### Set exercise
From the listing, collect all lines containing the word "this".

═══ Record extracts

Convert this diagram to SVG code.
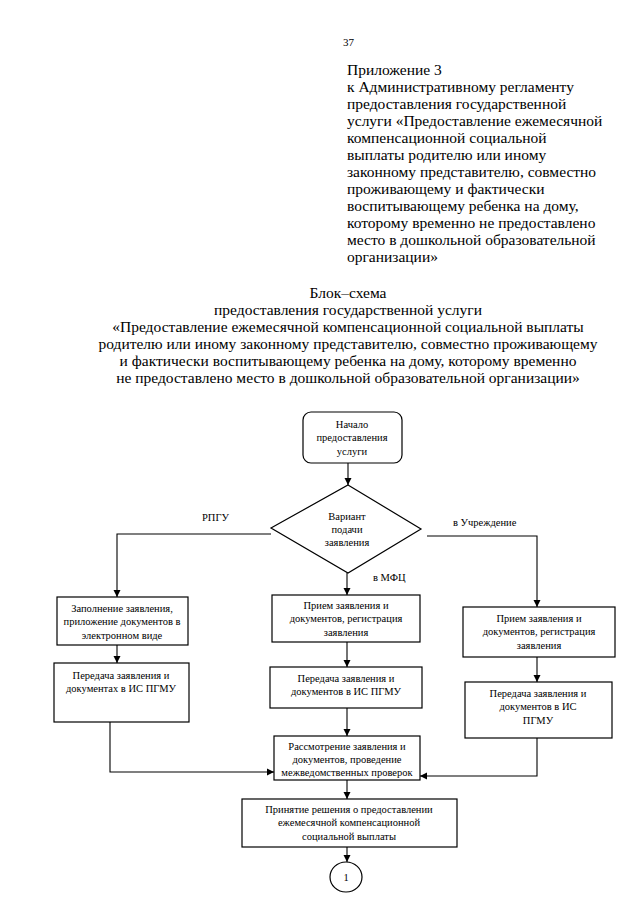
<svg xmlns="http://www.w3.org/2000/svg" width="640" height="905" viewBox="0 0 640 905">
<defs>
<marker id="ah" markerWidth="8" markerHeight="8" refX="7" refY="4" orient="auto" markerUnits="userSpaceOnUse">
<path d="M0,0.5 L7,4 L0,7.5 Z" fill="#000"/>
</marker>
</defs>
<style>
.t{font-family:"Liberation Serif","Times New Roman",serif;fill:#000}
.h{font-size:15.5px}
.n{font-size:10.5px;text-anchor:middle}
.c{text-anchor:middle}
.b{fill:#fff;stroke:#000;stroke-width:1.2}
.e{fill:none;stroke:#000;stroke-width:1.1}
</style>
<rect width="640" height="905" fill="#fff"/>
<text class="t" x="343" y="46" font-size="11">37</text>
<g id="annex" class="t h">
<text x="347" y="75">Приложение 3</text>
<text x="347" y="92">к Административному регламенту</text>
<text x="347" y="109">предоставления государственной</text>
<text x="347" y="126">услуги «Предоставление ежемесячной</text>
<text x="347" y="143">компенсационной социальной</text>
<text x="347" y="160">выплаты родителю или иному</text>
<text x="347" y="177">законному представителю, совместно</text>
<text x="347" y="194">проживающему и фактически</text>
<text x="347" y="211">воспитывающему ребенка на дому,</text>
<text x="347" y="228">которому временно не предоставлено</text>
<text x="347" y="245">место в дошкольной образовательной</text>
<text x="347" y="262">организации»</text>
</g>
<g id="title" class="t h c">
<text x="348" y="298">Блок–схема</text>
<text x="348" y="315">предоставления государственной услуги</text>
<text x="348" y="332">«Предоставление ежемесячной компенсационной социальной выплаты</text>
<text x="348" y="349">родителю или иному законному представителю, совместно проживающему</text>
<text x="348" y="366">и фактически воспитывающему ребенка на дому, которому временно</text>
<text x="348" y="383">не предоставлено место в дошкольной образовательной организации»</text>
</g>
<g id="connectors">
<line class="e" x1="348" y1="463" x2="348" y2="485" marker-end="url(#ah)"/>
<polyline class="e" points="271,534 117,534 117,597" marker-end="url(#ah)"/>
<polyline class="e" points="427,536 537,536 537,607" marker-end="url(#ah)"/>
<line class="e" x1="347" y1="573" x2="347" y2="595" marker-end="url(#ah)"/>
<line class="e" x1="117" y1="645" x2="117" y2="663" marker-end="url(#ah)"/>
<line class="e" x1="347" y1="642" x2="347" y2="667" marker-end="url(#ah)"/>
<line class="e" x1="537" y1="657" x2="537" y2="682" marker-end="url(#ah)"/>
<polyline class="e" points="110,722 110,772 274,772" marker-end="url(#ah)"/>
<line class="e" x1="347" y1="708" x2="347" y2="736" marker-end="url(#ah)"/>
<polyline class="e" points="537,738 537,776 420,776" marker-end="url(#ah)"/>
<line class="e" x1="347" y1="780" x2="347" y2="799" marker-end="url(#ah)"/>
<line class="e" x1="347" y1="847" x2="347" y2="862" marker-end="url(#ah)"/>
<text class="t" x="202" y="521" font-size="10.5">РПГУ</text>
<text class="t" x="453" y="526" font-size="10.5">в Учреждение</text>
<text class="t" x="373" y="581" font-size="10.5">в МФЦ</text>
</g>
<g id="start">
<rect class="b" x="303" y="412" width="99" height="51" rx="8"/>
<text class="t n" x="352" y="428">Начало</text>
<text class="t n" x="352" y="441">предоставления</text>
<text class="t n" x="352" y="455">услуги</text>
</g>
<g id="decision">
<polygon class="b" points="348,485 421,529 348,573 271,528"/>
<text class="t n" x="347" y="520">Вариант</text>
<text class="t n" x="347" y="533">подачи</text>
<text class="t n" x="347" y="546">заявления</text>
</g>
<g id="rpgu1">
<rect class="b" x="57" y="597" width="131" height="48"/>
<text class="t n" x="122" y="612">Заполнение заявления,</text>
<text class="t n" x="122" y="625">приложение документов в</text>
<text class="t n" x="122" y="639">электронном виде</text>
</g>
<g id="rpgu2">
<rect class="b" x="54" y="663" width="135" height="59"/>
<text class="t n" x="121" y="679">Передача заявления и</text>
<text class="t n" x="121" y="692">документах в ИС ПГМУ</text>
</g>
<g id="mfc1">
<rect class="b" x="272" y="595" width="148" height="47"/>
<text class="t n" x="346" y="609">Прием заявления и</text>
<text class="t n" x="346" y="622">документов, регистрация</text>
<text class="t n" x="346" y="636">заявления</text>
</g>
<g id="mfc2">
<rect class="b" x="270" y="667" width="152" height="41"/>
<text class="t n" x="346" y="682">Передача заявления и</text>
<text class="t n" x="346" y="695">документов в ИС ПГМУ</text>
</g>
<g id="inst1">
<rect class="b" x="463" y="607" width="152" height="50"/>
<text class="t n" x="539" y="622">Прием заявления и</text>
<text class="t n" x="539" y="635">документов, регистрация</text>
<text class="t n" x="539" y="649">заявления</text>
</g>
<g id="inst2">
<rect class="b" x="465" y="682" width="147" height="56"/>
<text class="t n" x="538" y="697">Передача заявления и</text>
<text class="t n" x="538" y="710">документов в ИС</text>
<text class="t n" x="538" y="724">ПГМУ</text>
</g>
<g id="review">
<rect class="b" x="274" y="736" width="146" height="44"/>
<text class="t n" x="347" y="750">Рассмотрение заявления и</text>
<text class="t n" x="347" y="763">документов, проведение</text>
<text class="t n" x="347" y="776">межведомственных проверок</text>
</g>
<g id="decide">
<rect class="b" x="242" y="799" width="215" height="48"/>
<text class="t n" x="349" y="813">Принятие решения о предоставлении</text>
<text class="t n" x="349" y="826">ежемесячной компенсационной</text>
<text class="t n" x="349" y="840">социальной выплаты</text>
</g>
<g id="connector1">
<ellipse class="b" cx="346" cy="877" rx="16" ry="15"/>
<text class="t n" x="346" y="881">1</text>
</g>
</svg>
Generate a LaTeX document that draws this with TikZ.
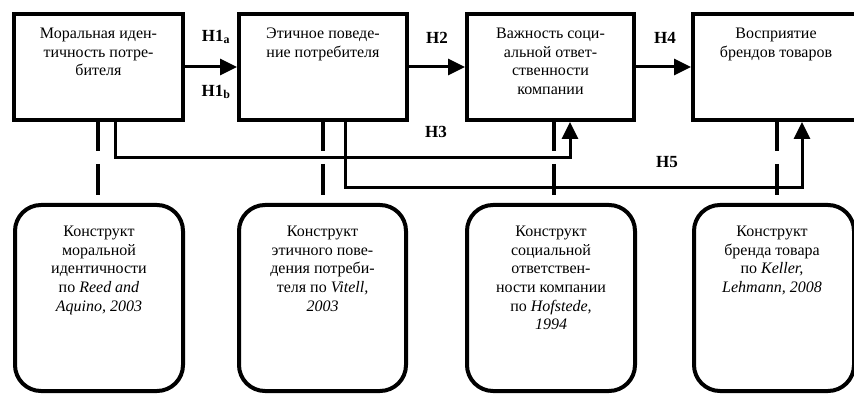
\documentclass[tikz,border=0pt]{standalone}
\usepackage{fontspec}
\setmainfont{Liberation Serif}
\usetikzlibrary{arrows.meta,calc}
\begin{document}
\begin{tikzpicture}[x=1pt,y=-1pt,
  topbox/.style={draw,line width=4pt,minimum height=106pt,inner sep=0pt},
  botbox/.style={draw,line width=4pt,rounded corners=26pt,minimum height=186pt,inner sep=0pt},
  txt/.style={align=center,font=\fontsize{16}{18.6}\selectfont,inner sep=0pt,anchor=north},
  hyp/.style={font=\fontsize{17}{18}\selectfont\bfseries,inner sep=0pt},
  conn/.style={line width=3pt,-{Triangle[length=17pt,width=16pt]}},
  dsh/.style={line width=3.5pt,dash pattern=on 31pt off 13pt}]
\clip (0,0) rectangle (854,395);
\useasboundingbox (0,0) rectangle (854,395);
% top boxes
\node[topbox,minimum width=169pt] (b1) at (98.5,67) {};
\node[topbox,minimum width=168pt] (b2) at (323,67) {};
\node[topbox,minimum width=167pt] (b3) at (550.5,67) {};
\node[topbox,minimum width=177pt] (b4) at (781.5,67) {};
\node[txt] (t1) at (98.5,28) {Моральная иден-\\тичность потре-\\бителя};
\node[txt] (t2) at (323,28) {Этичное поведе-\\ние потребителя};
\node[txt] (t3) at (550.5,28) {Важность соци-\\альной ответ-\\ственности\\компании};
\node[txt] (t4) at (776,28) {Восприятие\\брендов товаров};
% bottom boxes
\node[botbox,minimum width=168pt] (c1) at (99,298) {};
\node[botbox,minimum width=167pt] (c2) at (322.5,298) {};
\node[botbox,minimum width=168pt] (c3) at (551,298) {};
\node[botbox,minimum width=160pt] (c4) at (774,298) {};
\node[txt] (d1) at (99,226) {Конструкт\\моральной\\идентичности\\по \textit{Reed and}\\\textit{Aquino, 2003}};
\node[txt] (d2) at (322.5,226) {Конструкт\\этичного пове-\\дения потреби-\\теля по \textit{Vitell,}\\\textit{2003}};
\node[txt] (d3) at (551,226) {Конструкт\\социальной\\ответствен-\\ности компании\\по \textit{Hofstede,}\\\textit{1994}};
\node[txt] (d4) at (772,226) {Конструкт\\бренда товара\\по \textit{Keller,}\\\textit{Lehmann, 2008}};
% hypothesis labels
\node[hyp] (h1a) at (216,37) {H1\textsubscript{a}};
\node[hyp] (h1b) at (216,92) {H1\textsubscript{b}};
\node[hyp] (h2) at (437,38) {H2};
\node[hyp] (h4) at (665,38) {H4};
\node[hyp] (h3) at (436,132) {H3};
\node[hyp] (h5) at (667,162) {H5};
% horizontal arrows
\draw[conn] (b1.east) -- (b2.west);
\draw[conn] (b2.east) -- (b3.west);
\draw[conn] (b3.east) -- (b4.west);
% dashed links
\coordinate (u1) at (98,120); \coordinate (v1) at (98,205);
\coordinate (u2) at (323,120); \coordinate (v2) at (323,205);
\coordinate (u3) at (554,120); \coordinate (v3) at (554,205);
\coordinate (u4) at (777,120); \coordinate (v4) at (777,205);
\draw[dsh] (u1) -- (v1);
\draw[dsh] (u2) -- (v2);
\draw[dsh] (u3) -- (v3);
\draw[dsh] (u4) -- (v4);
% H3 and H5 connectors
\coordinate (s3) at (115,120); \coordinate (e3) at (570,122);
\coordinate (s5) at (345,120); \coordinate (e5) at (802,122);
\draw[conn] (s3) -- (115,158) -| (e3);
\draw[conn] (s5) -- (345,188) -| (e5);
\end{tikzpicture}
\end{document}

══════

### Completed task
Convert this diagram to SVG code.
Generate a LaTeX document that draws this with TikZ.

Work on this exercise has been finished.